Running a company is one of the most fulfilling and yet hardest jobs you can have. The life of an entrepreneur is not always one of joy and unbounded enthusiasm.
It is great to feel like you have full control of your own destiny when you are building a business, until you start to see some signs that your startup may be dying. A slower than anticipated sales cycle, an unforeseen competitor, investors that won’t bridge you, the list goes on and on.
There is no magic bullet for this situation, and I am not going to pretend that three thousand words can possibly solve your particular circumstances. Instead, I want to focus on strategies that you can employ that can keep your emotional state healthy and may also keep your business afloat.

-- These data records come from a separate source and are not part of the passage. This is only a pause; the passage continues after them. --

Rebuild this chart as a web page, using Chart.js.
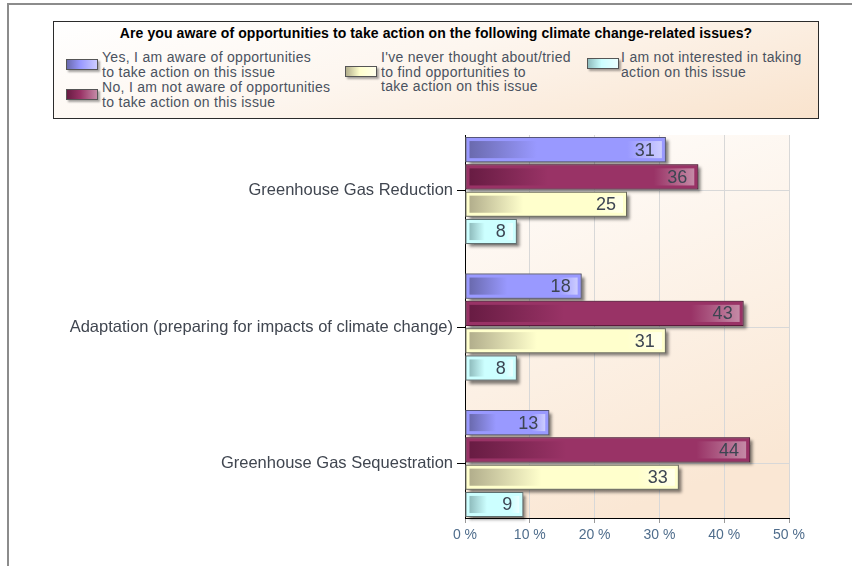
<!DOCTYPE html>
<html lang="en">
<head>
<meta charset="UTF-8">
<title>Climate change-related issues</title>
<script src="https://cdn.jsdelivr.net/npm/chart.js"></script>
<style>
body { margin: 0; background: #fff; font-family: 'Liberation Sans', Arial, sans-serif; }
#wrap { position: relative; width: 852px; height: 566px; overflow: hidden; }
#frame { position: absolute; left: 7px; top: 3px; right: -10px; bottom: -10px;
         border-left: 2px solid #8c8c8c; border-top: 2px solid #8c8c8c; }
#chart { position: absolute; left: 0; top: 0; }
/* legend box on top */
.legend-box { position: absolute; left: 53px; top: 21px; width: 764px; height: 96px;
              border: 1px solid #2b2b2b;
              background: linear-gradient(165deg, #ffffff 0%, #fdf6ef 45%, #f9e3cd 100%); }
.legend-title { position: absolute; left: 0; right: 0; top: 3px; text-align: center;
                font-weight: bold; font-size: 14px; color: #000; letter-spacing: 0.1px; }
.legend-item { position: absolute; }
.legend-item .sw { position: absolute; width: 30px; height: 9px; border: 1px solid #555;
                   box-shadow: 2px 2px 2px rgba(0,0,0,0.35); }
.legend-item .txt { position: absolute; white-space: pre; font-size: 14px; line-height: 14.5px;
                    color: #4a5260; letter-spacing: 0.3px; }
</style>
</head>
<body>
<div id="wrap">
    <div id="frame"></div>
    <canvas id="chart" width="852" height="566"></canvas>
    <div class="legend-box" id="legend">
        <div class="legend-title">Are you aware of opportunities to take action on the following climate change-related issues?</div>
    </div>
</div>

<script>
// data
var categories = [
    'Greenhouse Gas Reduction',
    'Adaptation (preparing for impacts of climate change)',
    'Greenhouse Gas Sequestration'
];
var seriesNames = [
    'Yes, I am aware of opportunities\nto take action on this issue',
    'No, I am not aware of opportunities\nto take action on this issue',
    "I've never thought about/tried\nto find opportunities to\ntake action on this issue",
    'I am not interested in taking\naction on this issue'
];
var yesAware = [31, 18, 13];
var notAware = [36, 43, 44];
var neverTried = [25, 31, 33];
var notInterested = [8, 8, 9];
var xTicks = [0, 10, 20, 30, 40, 50];

var seriesValues = [yesAware, notAware, neverTried, notInterested];

// colours: base, dark (left of bar), light (right end), outline
var baseColors  = ['#9999ff', '#993366', '#ffffcc', '#ccffff'];
var darkColors  = ['#6a6aae', '#681c43', '#b2ae8c', '#8fbcbd'];
var lightColors = ['#cdcdff', '#c48aa6', '#ffffec', '#ebffff'];
var edgeColors  = ['#55557a', '#5c1a3c', '#6a6a5a', '#5f7070'];

// legend placement inside the box (px)
var legendSpots = [
    { sw: [12, 37], txt: [48, 28] },
    { sw: [12, 67], txt: [48, 58] },
    { sw: [291, 44], txt: [327, 28] },
    { sw: [533, 36], txt: [567, 28] }
];

var legendEl = document.getElementById('legend');
seriesNames.forEach(function (name, i) {
    var item = document.createElement('div');
    item.className = 'legend-item';
    var sw = document.createElement('div');
    sw.className = 'sw';
    sw.style.left = legendSpots[i].sw[0] + 'px';
    sw.style.top = legendSpots[i].sw[1] + 'px';
    sw.style.background = 'linear-gradient(90deg,' + darkColors[i] + ' 0%,' + baseColors[i] + ' 45%,' + lightColors[i] + ' 100%)';
    var txt = document.createElement('div');
    txt.className = 'txt';
    txt.style.left = legendSpots[i].txt[0] + 'px';
    txt.style.top = legendSpots[i].txt[1] + 'px';
    txt.textContent = name;
    item.appendChild(sw);
    item.appendChild(txt);
    legendEl.appendChild(item);
});

// plot area background
var plotBg = {
    id: 'plotBg',
    beforeDraw: function (chart) {
        var ctx = chart.ctx, a = chart.chartArea;
        var g = ctx.createLinearGradient(a.left, a.top, a.left + 140, a.bottom);
        g.addColorStop(0, '#fffefd');
        g.addColorStop(1, '#fae7d4');
        ctx.save();
        ctx.fillStyle = g;
        ctx.fillRect(a.left, a.top, a.right - a.left, a.bottom - a.top);
        ctx.restore();
    }
};

function eachBar(chart, fn) {
    chart.data.datasets.forEach(function (ds, i) {
        chart.getDatasetMeta(i).data.forEach(function (bar, j) {
            var left = Math.min(bar.base, bar.x);
            var right = Math.max(bar.base, bar.x);
            var top = bar.y - bar.height / 2;
            fn(bar, i, j, left, right, top, bar.height);
        });
    });
}

// shadows, inner shading and value labels
var barStyle = {
    id: 'barStyle',
    beforeDatasetsDraw: function (chart) {
        var ctx = chart.ctx;
        ctx.save();
        ctx.shadowColor = 'rgba(0,0,0,0.5)';
        ctx.shadowOffsetX = 3;
        ctx.shadowOffsetY = 3;
        ctx.shadowBlur = 3;
        ctx.fillStyle = '#888';
        eachBar(chart, function (bar, i, j, left, right, top, h) {
            ctx.fillRect(left, top, right - left, h);
        });
        ctx.restore();
    },
    afterDatasetsDraw: function (chart) {
        var ctx = chart.ctx;
        ctx.save();
        eachBar(chart, function (bar, i, j, left, right, top, h) {
            var x0 = left + 4, x1 = right - 4;
            if (x1 <= x0) return;
            var g = ctx.createLinearGradient(x0, 0, x1, 0);
            g.addColorStop(0, darkColors[i]);
            g.addColorStop(0.35, baseColors[i]);
            g.addColorStop(0.82, baseColors[i]);
            g.addColorStop(1, lightColors[i]);
            ctx.fillStyle = g;
            ctx.fillRect(x0, top + 4, x1 - x0, h - 8);
        });
        ctx.font = '18px "Liberation Sans", Arial, sans-serif';
        ctx.fillStyle = '#3d4552';
        ctx.textAlign = 'right';
        ctx.textBaseline = 'middle';
        eachBar(chart, function (bar, i, j, left, right, top, h) {
            ctx.fillText(seriesValues[i][j], right - 11, bar.y + 1);
        });
        ctx.restore();
    }
};

var family = "'Liberation Sans', Arial, sans-serif";

new Chart(document.getElementById('chart'), {
    type: 'bar',
    data: {
        datasets: seriesNames.map(function (name, i) {
            return {
                label: name,
                data: seriesValues[i].map(function (v, j) { return { x: v, y: j }; }),
                backgroundColor: baseColors[i],
                borderColor: edgeColors[i],
                borderWidth: 1,
                borderSkipped: false,
                categoryPercentage: 0.8,
                barPercentage: 0.92
            };
        })
    },
    options: {
        indexAxis: 'y',
        responsive: false,
        animation: false,
        layout: { padding: { top: 135, right: 63, left: 0, bottom: 0 } },
        plugins: { legend: { display: false }, tooltip: { enabled: false } },
        scales: {
            x: {
                type: 'linear',
                position: 'bottom',
                offset: false,
                min: xTicks[0],
                max: xTicks[xTicks.length - 1],
                afterBuildTicks: function (s) { s.ticks = xTicks.map(function (v) { return { value: v }; }); },
                ticks: {
                    callback: function (v) { return v + ' %'; },
                    color: '#4f6d8c',
                    font: { size: 14, family: family },
                    padding: 4
                },
                grid: { offset: false, color: '#d8d8d8', tickColor: '#9a9a9a', tickLength: 5 },
                border: { color: '#000' },
                afterFit: function (s) { s.height = 48; }
            },
            y: {
                type: 'linear',
                reverse: true,
                offset: false,
                min: -0.407,
                max: 2.399,
                afterBuildTicks: function (s) { s.ticks = categories.map(function (c, i) { return { value: i }; }); },
                ticks: {
                    callback: function (v) { return categories[v]; },
                    color: '#404650',
                    font: { size: 16.5, family: family },
                    padding: 4
                },
                grid: { offset: false, color: '#d8d8d8', tickColor: '#000', tickLength: 8 },
                border: { color: '#000' },
                afterFit: function (s) { s.width = 465; }
            }
        }
    },
    plugins: [plotBg, barStyle]
});
</script>
</body>
</html>
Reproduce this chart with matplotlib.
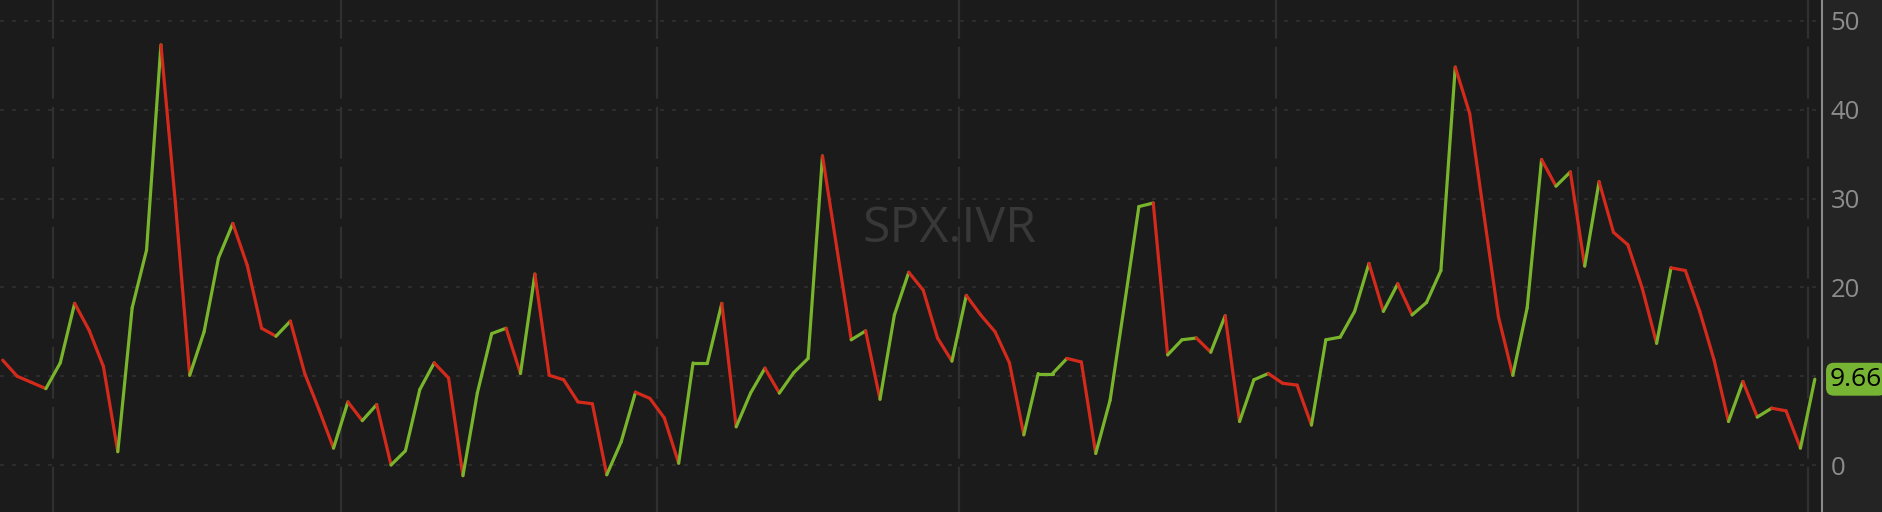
import matplotlib
matplotlib.use("Agg")
import matplotlib.pyplot as plt
import matplotlib.transforms as mtransforms
from matplotlib.collections import LineCollection
import numpy as np

# ---- data ----
ivr_values = [
    11.8, 10.0, 9.3, 8.6, 11.5, 18.2, 15.2, 11.1, 1.5, 17.7,
    24.2, 47.3, 29.6, 10.1, 15.0, 23.3, 27.2, 22.5, 15.4, 14.5,
    16.2, 10.3, 6.2, 1.9, 7.1, 5.0, 6.8, 0.0, 1.6, 8.5,
    11.5, 9.8, -1.2, 8.1, 14.8, 15.4, 10.3, 21.5, 10.1, 9.6,
    7.1, 6.9, -1.1, 2.6, 8.2, 7.5, 5.3, 0.2, 11.5, 11.5,
    18.2, 4.3, 8.1, 10.9, 8.1, 10.4, 12.0, 34.8, 24.4, 14.1,
    15.1, 7.4, 16.9, 21.7, 19.7, 14.3, 11.7, 19.1, 16.9, 15.0,
    11.5, 3.4, 10.3, 10.3, 12.0, 11.6, 1.3, 7.3, 18.1, 29.1,
    29.5, 12.4, 14.1, 14.3, 12.7, 16.8, 4.9, 9.6, 10.3, 9.2,
    9.0, 4.5, 14.1, 14.4, 17.3, 22.7, 17.3, 20.4, 16.9, 18.3,
    21.9, 44.8, 39.6, 28.1, 16.7, 10.1, 17.7, 34.4, 31.4, 33.0,
    22.4, 31.9, 26.2, 24.8, 19.9, 13.7, 22.2, 21.9, 17.3, 11.8,
    4.9, 9.4, 5.4, 6.4, 6.1, 1.9, 9.66,
]
month_breaks = [3.5, 23.5, 45.5, 66.5, 88.5, 109.5, 125.5]
y_ticks = [0, 10, 20, 30, 40, 50]
y_tick_labels = ["0", "", "20", "30", "40", "50"]  # "10" is hidden by the last-value tag
symbol = "SPX.IVR"
last_label = "9.66"

# ---- style ----
BG = "#1b1b1b"
PANEL = "#242424"
GREEN = "#79b52c"
RED = "#d42a1b"
GRID = "#303030"
TICK = "#8c8c8c"

W, H, DPI = 1882, 512, 100
fig = plt.figure(figsize=(W / DPI, H / DPI), dpi=DPI, facecolor=PANEL)
ax = fig.add_axes([0, 0, 1822 / W, 1])
ax.set_facecolor(BG)

x = np.arange(len(ivr_values))
y = np.array(ivr_values)

# colored segments: green when rising, red when falling
pts = np.column_stack([x, y]).reshape(-1, 1, 2)
segs = np.concatenate([pts[:-1], pts[1:]], axis=1)
colors = [GREEN if y[i + 1] >= y[i] else RED for i in range(len(y) - 1)]
lc = LineCollection(segs, colors=colors, linewidths=2.3, capstyle="round",
                    joinstyle="round", zorder=3)
ax.add_collection(lc)

ax.set_xlim(-0.19, 126.5)
ax.set_ylim(-5.29, 52.36)

# grid lines
for t in y_ticks:
    ax.axhline(t, color=GRID, lw=1.2, ls=(0, (2.4, 4.8)), zorder=1)
for mb in month_breaks:
    ax.axvline(mb, color=GRID, lw=1.6, ls=(3, (23.4, 3.6)), zorder=1)

# watermark
ax.text(0.521, 0.552, symbol, transform=ax.transAxes, ha="center", va="center",
        fontsize=36, color="#383838", family=["Open Sans", "DejaVu Sans"], zorder=0)

# right axis
ax.yaxis.tick_right()
ax.set_yticks(y_ticks)
ax.set_yticklabels(y_tick_labels)
ax.tick_params(axis="y", length=0, pad=6, labelsize=18.5, labelcolor=TICK)
for lab in ax.get_yticklabels():
    lab.set_family(["Open Sans", "DejaVu Sans"])
ax.set_xticks([])
for s in ["top", "left", "bottom"]:
    ax.spines[s].set_visible(False)
ax.spines["right"].set_color("#8a8a8a")
ax.spines["right"].set_linewidth(1.5)

# last value label
trans = mtransforms.blended_transform_factory(ax.transAxes, ax.transData)
ax.text(1.0 + 8 / 1822, y[-1], last_label, transform=trans, ha="left", va="center",
        fontsize=19, color="black", family=["Open Sans", "DejaVu Sans"],
        bbox=dict(boxstyle="round,pad=0.15,rounding_size=0.3", fc="#78b434", ec="none"),
        clip_on=False, zorder=5)

fig.savefig("out.png", dpi=DPI, facecolor=PANEL)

Here are the top seven things you should do when your startup is running out of money:
- Don’t Lose Track of Success
Just because your business has run into difficulties doesn’t mean it’s a failure. Take some time and review all the successes that you and the company have achieved since startup. Actually sit down and make a list of these accomplishments. Have you launched a product? Garnered any awards? The list of milestones could be much larger than you think.
- Don’t Panic
First, you should explore whether or not the underlying business issue can be fixed before you run out of money. This could be an opportunity to evolve the business to be self-sustaining or attract more interest. Assuming you did this and came up empty handed, it’s easy to feel like the business is crashing. You only have a couple weeks of runway left and employees depending on you. Do Not Panic. This will not help and can lead to irrational actions.
In the grand scheme of things, you are already doing better than most of the population in getting your idea off the ground and into reality. You will survive this.
- Control what you can.
In any business or personal circumstance, there are elements that remain under your control. Identify what these are. Once you have a list of items that you can control, spend some time focusing on these. Often, these will be small and mundane in nature: aggressively collecting receivables, managing communication with your direct reports, etc.
It may seem trite or even nonsensical, but this strategy can ease your burden. Right now, a large component of your stress is related to your inability to control the situation. By focusing on elements that you can control, you bring a measure of comfort and self-reliance back into your life. Believe me, your psyche will benefit.
- Cut off your costs
When you first realize that you are in trouble, it’s time to do some analysis. To begin with, you’ve got to honestly figure out how much time you have left if conditions don’t improve. Otherwise, if you can cut off your expense load, you will absolutely extend the life of your company and that time might prove the difference between success and failure.
- Re-evaluate your idea.
Is it a good one? Do you have proof that it will grow? Why do you want to be an entrepreneur? You have to do a lot of soul searching at this point. You need to know what to change. You need to come up with tough decisions and strategies.
There will be good calls and bad calls and numerous ups and downs. Don’t get too excited by every positive indication. It is not over until the deal is done and money is in the bank. It’s also not over until it’s over, so don’t be negative until it is the last second of operations. Be realistic but optimistic, and keep fighting.
Hopefully, you found a good investor or completely evolved to a business that can support itself or attract more attention. Reflect on lessons learned. Share them so others can benefit and you can demonstrate to the world that you will carry your learnings into the next venture.